--> ABSTRACT: Bidimensional Simulation of Oil and Gas Generation and Entrapment Across Northern Viking Graben (Norway), with Emphasis on Hydraulic Regime, by J. Burrus, P. Ungerer, B. Doligez, and P. Rabiller; #91030 (2010)

Datapages, Inc.Print this page

Bidimensional Simulation of Oil and Gas Generation and Entrapment Across Northern Viking Graben (Norway), with Emphasis on Hydraulic Regime

J. Burrus, P. Ungerer, B. Doligez, P. Rabiller

A bidimensional forward numerical model was used to reconstruct the history of sedimentation, compaction, heat transfer, hydrocarbon generation, and migration along a 150-km southeast-northwest cross section in the Northern Viking graben.

The model is based on the heat equation and on the diphasic Darcy's law. An empirical relationship between porosity and effective stress was used to study the pressure regime. The model takes into account hydraulic fracturing and subsequent relaxation of pressures. A kinetic model describes the generation of hydrocarbon.

The study suggests the following.

1. The overpressures observed west of the Central graben in the Jurassic oil-rich reservoirs are well explained by the effect of burial and compaction if low permeabilities are introduced for the Cretaceous shales and for the faults that bound the tilted blocks. On the east, in contrast, the hydrostatic pressures that characterize the gas-rich pools are due to shallower burial.

2. Although rather impervious, the major faults allow fluid displacements at a geological time scale. A significant amount of oil is expelled from the Central graben to the western structures through and along the faults.

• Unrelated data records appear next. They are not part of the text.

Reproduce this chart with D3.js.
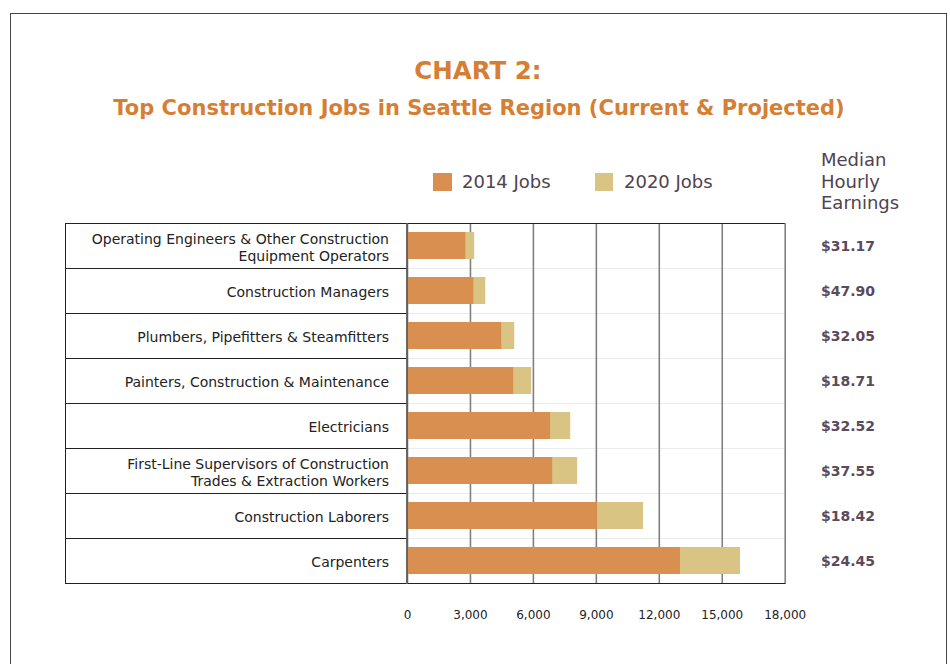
<!DOCTYPE html>
<html>
<head>
<meta charset="utf-8">
<script src="https://cdn.jsdelivr.net/npm/d3@7"></script>
<style>
  body { margin: 0; background: #fff; }
  svg { display: block; font-family: "DejaVu Sans", Verdana, sans-serif; }
</style>
</head>
<body>
<div id="chart"></div>
<script>
// values
const jobs = [
  "Operating Engineers & Other Construction\nEquipment Operators",
  "Construction Managers",
  "Plumbers, Pipefitters & Steamfitters",
  "Painters, Construction & Maintenance",
  "Electricians",
  "First-Line Supervisors of Construction\nTrades & Extraction Workers",
  "Construction Laborers",
  "Carpenters"
];
const jobs2014 = [2780, 3160, 4490, 5060, 6820, 6920, 9060, 13010];
const jobs2020 = [3200, 3730, 5110, 5920, 7780, 8110, 11250, 15870];
const earnings = ["$31.17", "$47.90", "$32.05", "$18.71", "$32.52", "$37.55", "$18.42", "$24.45"];
const xTicks = [0, 3000, 6000, 9000, 12000, 15000, 18000];
const seriesNames = ["2014 Jobs", "2020 Jobs"];

let width = 950,
    height = 664,
    margin = ({ top: 223, right: 165, bottom: 81, left: 407 });

const c2014 = "#d98f4f",
      c2020 = "#dac483",
      titleColor = "#d67f34",
      textColor = "#4f434f";

const svg = d3.select("#chart")
  .append("svg")
  .attr("width", width)
  .attr("height", height);

// outer frame
svg.append("rect")
  .attr("x", 10.5)
  .attr("y", 13.5)
  .attr("width", 936)
  .attr("height", 700)
  .attr("fill", "none")
  .attr("stroke", "#444");

svg.append("text")
  .text("CHART 2:")
  .attr("x", 478)
  .attr("y", 79)
  .attr("text-anchor", "middle")
  .attr("font-size", 24.5)
  .attr("font-weight", "bold")
  .attr("fill", titleColor);

svg.append("text")
  .text("Top Construction Jobs in Seattle Region (Current & Projected)")
  .attr("x", 479)
  .attr("y", 115)
  .attr("text-anchor", "middle")
  .attr("font-size", 21)
  .attr("font-weight", "bold")
  .attr("fill", titleColor);

let x = d3.scaleLinear()
  .domain([0, 18000])
  .range([margin.left, width - margin.right - 0.3]);

let y = d3.scaleBand()
  .domain(jobs)
  .range([margin.top, height - margin.bottom])
  .paddingInner(0.4)
  .paddingOuter(0.2);

let plotBottom = height - margin.bottom;

// faint row lines inside the plot
svg.append("g")
  .selectAll("line")
  .data(jobs.slice(1))
  .join("line")
  .attr("x1", x(0))
  .attr("x2", x(18000))
  .attr("y1", d => Math.round(y(d) - y.step() * 0.2) + 0.5)
  .attr("y2", d => Math.round(y(d) - y.step() * 0.2) + 0.5)
  .attr("stroke", "#ececec");

// vertical grid
svg.append("g")
  .attr("transform", `translate(0,${plotBottom})`)
  .call(d3.axisBottom(x).tickValues(xTicks).tickSize(-(plotBottom - margin.top)).tickFormat(""))
  .call(g => g.select(".domain").remove())
  .call(g => g.selectAll(".tick line").attr("stroke", "#808080").attr("stroke-width", 1.6));

// tick labels
svg.append("g")
  .attr("transform", `translate(0,${plotBottom + 24})`)
  .call(d3.axisBottom(x).tickValues(xTicks).tickSize(0).tickFormat(d3.format(",")))
  .call(g => g.select(".domain").remove())
  .call(g => g.selectAll("text")
    .attr("font-family", "'DejaVu Sans', Verdana, sans-serif")
    .attr("font-size", 12)
    .attr("fill", "#222"));

// bars: 2020 total behind, 2014 on top
svg.append("g")
  .selectAll("rect")
  .data(jobs)
  .join("rect")
  .attr("x", x(0))
  .attr("y", d => y(d))
  .attr("height", y.bandwidth())
  .attr("width", (d, i) => x(jobs2020[i]) - x(0))
  .attr("fill", c2020);

svg.append("g")
  .selectAll("rect")
  .data(jobs)
  .join("rect")
  .attr("x", x(0))
  .attr("y", d => y(d))
  .attr("height", y.bandwidth())
  .attr("width", (d, i) => x(jobs2014[i]) - x(0))
  .attr("fill", c2014);

// top and bottom plot borders
svg.append("line")
  .attr("x1", x(0)).attr("x2", x(18000))
  .attr("y1", margin.top + 0.5).attr("y2", margin.top + 0.5)
  .attr("stroke", "#222");
svg.append("line")
  .attr("x1", x(0)).attr("x2", x(18000) + 1)
  .attr("y1", plotBottom + 0.5).attr("y2", plotBottom + 0.5)
  .attr("stroke", "#222");

// label table on the left
let boxLeft = 65.5;
svg.append("rect")
  .attr("x", boxLeft)
  .attr("y", margin.top + 0.5)
  .attr("width", x(0) - boxLeft)
  .attr("height", plotBottom - margin.top)
  .attr("fill", "none")
  .attr("stroke", "#222");

svg.append("g")
  .selectAll("line")
  .data(jobs.slice(1))
  .join("line")
  .attr("x1", boxLeft)
  .attr("x2", x(0))
  .attr("y1", d => Math.round(y(d) - y.step() * 0.2) + 0.5)
  .attr("y2", d => Math.round(y(d) - y.step() * 0.2) + 0.5)
  .attr("stroke", "#222");

svg.append("line")
  .attr("x1", x(0)).attr("x2", x(0))
  .attr("y1", margin.top).attr("y2", plotBottom + 1)
  .attr("stroke", "#666")
  .attr("stroke-width", 1.6);

let labels = svg.append("g")
  .selectAll("text")
  .data(jobs)
  .join("text")
  .attr("text-anchor", "end")
  .attr("font-size", 14)
  .attr("fill", "#222");

labels.each(function (d) {
  let lines = d.split("\n");
  let cy = y(d) + y.bandwidth() / 2;
  let t = d3.select(this);
  lines.forEach((line, k) => {
    let base = lines.length === 1 ? cy + 6.5 : cy - 1.5 + k * 16.5;
    t.append("tspan")
      .attr("x", 389)
      .attr("y", base)
      .text(line);
  });
});

// earnings column
svg.append("g")
  .selectAll("text")
  .data(earnings)
  .join("text")
  .text(d => d)
  .attr("x", 821)
  .attr("y", (d, i) => y(jobs[i]) + y.bandwidth() / 2 + 5)
  .attr("font-size", 14)
  .attr("font-weight", "bold")
  .attr("fill", "#5b4a5b");

["Median", "Hourly", "Earnings"].forEach((w, k) => {
  svg.append("text")
    .text(w)
    .attr("x", 821)
    .attr("y", 166 + k * 21.7)
    .attr("font-size", 18)
    .attr("fill", textColor);
});

// legend
let legendX = [433, 595];
seriesNames.forEach((name, i) => {
  svg.append("rect")
    .attr("x", legendX[i])
    .attr("y", 173)
    .attr("width", i === 0 ? 19 : 18)
    .attr("height", 18)
    .attr("fill", i === 0 ? c2014 : c2020);
  svg.append("text")
    .text(name)
    .attr("x", legendX[i] + 29)
    .attr("y", 188)
    .attr("font-size", 18)
    .attr("fill", textColor);
});
</script>
</body>
</html>
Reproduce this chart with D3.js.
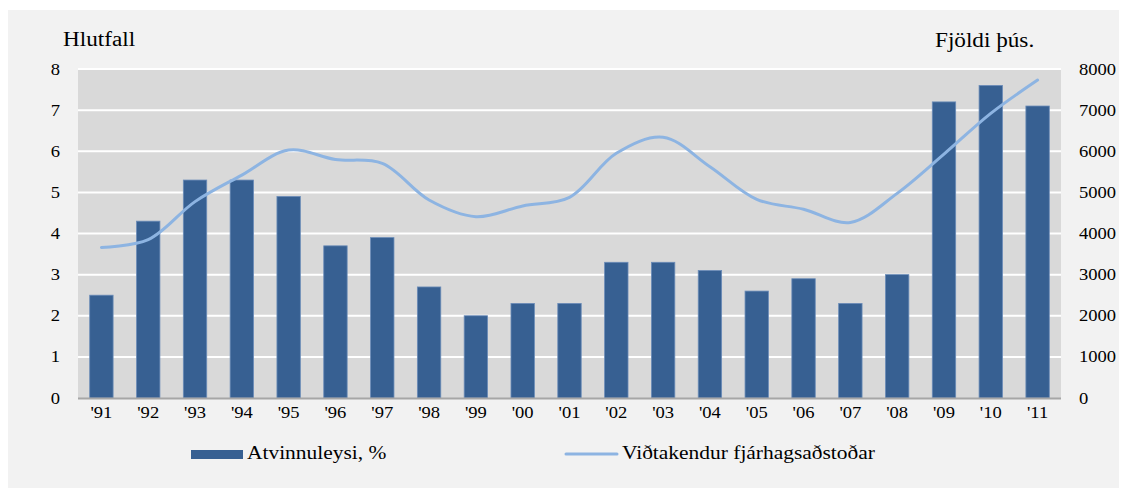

3. The high-pressure gradients found to the west have caused migration of the gas to cease, and only oil accumulation subsist. To the east, the low-pressure gradients are insufficient to displace the oil, and most accumulations consist of gas.

4. Hydraulic fracturing is a significant process for the expulsion of hydrocarbons from the overpressured source rocks as compaction and generation proceed.

AAPG Search and Discovery Article #91030©1988 AAPG Annual Convention, Houston, Texas, 20-23 March 1988.